Start Extracted data

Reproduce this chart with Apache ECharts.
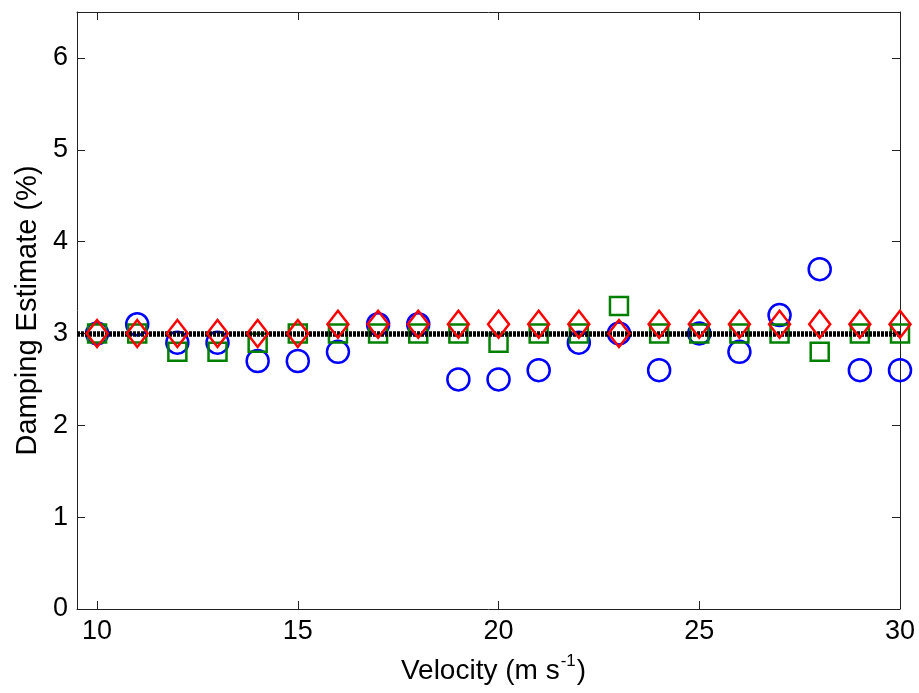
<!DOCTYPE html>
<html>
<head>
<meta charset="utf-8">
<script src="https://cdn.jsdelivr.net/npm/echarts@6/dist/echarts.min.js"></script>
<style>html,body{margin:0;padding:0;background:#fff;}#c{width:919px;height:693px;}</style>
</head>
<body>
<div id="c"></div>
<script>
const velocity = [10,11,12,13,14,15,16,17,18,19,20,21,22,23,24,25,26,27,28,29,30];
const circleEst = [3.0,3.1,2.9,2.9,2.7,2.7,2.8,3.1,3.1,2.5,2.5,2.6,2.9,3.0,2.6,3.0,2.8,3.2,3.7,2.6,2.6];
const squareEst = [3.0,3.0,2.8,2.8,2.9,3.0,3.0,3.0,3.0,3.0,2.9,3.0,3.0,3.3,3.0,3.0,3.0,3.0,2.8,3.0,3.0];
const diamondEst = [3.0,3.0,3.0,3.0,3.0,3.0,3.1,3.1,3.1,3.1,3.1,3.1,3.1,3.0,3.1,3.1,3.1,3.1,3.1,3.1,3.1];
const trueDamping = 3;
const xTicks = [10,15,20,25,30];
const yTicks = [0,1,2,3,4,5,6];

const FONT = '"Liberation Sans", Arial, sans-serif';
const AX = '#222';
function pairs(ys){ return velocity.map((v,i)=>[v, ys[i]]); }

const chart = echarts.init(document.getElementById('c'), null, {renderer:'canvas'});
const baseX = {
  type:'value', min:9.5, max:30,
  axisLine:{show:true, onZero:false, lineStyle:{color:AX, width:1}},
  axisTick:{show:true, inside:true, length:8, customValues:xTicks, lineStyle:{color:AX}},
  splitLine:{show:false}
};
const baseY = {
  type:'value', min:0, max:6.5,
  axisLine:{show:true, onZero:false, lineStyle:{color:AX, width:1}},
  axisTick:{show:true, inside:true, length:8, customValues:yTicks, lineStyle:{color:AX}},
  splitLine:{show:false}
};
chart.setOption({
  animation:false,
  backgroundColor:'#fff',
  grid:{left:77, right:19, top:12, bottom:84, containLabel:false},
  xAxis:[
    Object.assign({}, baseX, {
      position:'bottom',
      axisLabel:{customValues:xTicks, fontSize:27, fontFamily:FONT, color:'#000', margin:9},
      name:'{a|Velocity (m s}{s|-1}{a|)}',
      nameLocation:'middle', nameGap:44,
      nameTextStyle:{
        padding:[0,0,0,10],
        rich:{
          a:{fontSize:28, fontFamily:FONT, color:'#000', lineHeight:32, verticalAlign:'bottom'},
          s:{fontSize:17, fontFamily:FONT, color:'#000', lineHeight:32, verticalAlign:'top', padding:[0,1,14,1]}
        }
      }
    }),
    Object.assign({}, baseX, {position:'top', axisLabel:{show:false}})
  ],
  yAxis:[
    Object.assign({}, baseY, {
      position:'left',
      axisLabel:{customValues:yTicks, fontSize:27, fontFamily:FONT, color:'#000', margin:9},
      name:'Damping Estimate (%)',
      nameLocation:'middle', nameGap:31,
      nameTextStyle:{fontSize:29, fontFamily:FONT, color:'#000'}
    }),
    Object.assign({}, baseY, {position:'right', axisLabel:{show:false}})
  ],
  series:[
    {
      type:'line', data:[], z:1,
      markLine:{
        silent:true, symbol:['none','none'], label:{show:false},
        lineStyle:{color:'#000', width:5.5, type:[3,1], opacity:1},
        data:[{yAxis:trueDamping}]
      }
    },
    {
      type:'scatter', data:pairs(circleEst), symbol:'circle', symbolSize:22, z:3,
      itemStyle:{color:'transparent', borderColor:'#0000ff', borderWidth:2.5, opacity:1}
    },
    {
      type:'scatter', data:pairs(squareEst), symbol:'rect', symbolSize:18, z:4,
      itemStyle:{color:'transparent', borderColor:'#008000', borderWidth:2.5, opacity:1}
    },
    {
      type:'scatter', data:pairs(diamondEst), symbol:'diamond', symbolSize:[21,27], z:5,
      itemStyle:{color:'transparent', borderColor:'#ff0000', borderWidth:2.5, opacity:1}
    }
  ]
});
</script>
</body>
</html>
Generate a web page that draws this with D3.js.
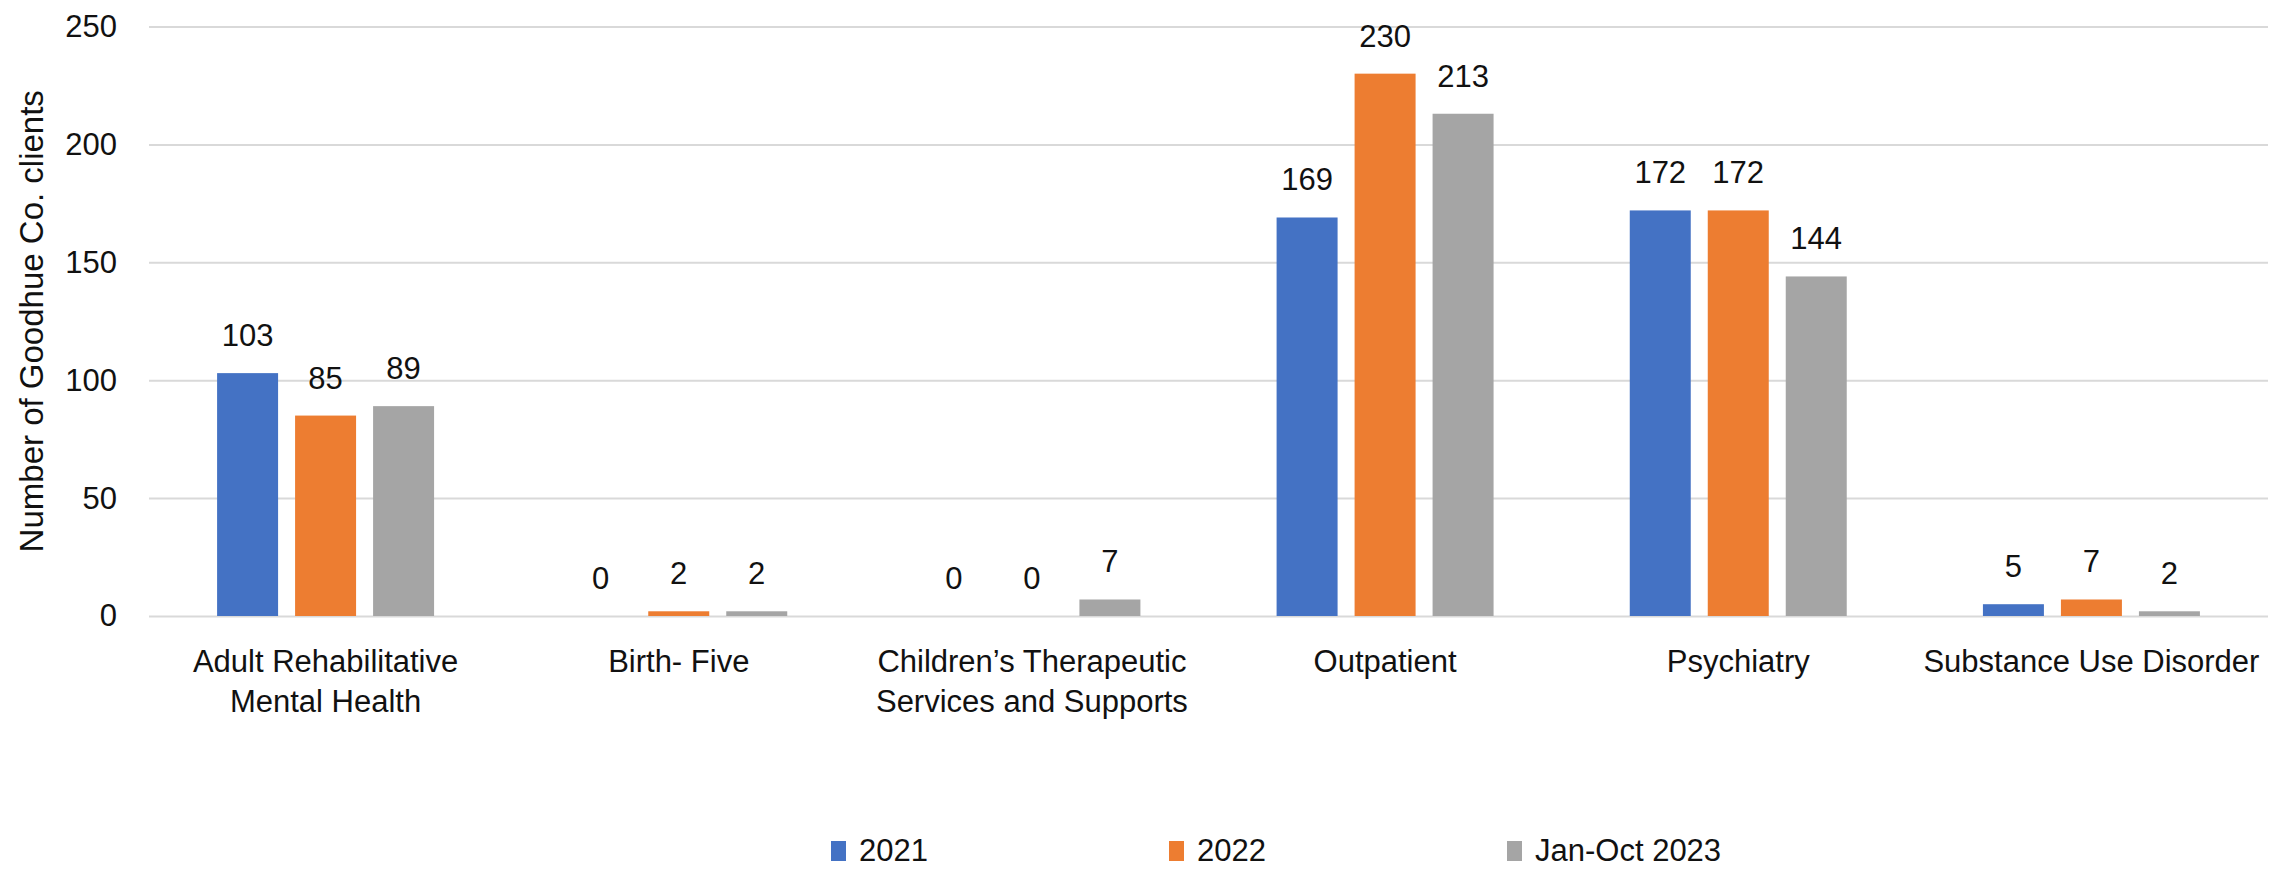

End Extracted data

• [Task]: In the records above, find the lines containing "with" and copy them.

• [Solution to the exercise]:
Reproduce this chart with Apache ECharts.
Generate a web page that draws this with D3.js.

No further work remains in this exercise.